As vias de consecução do liberalismo no país, propostas por Khodorkovski no referido artigo, representam de facto um plano de constituição de um partido liberal de novo tipo que o próprio ex-magnata deseja formar. Eu, no entanto, "não creio que a ideologia liberal tenha possibilidade de voltar de novo ao poder - prosseguiu o deputado. - Ela existirá na Rússia dentro dos limites de 7 a 8 por cento" - acrescentou Rogozin.

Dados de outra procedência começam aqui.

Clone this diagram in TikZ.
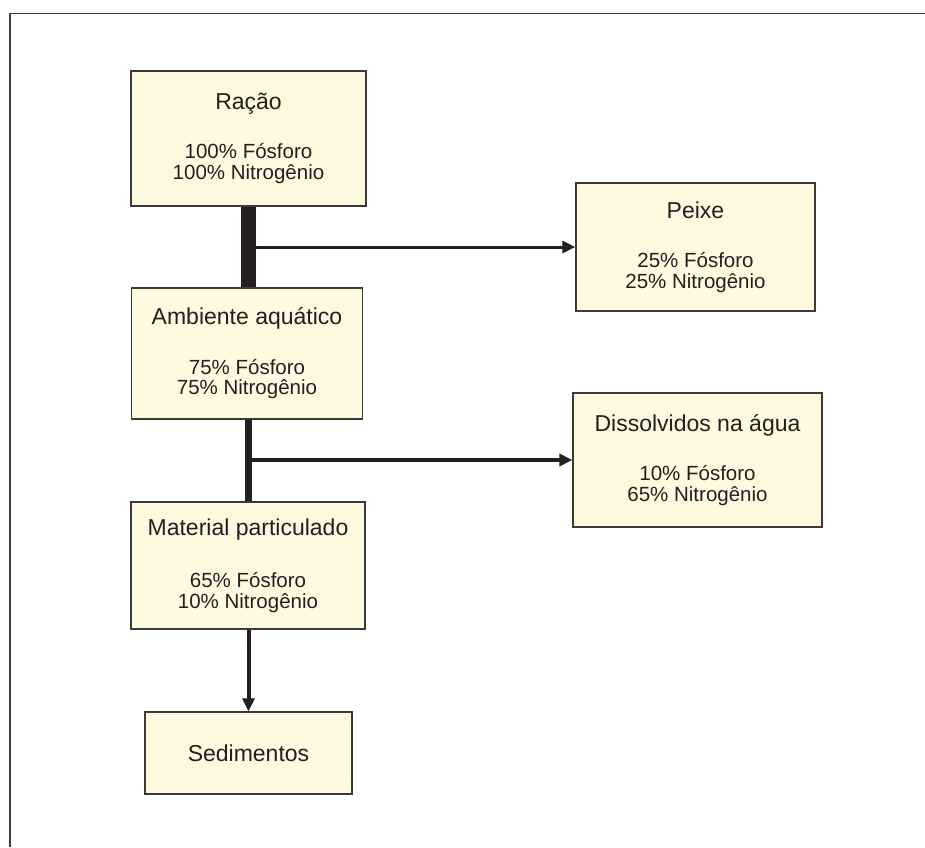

Segundo o deputado, "não o interessam" as sete vias propostas por Khodorkovski no seu artigo. "Considero estas propostas como um campo minado através do qual já passou uma manada de vacas com todas as consequências que houve depois disso" - disse figuradamente o deputado. Ao mesmo tempo, Rogozin concordou com a ideia do ex-proprietário da YUKOS acerca da sua renúncia às "insensatas tentativas de pôr em dúvida a legitimidade do Presidente". "Na minha opinião, ele disse uma coisa muito curiosa e interessante, pois as eleições de 14 de Março mostraram que hoje em dia não há oposição real nem nenhuma alternativa a Putin" - salientou Rogozin.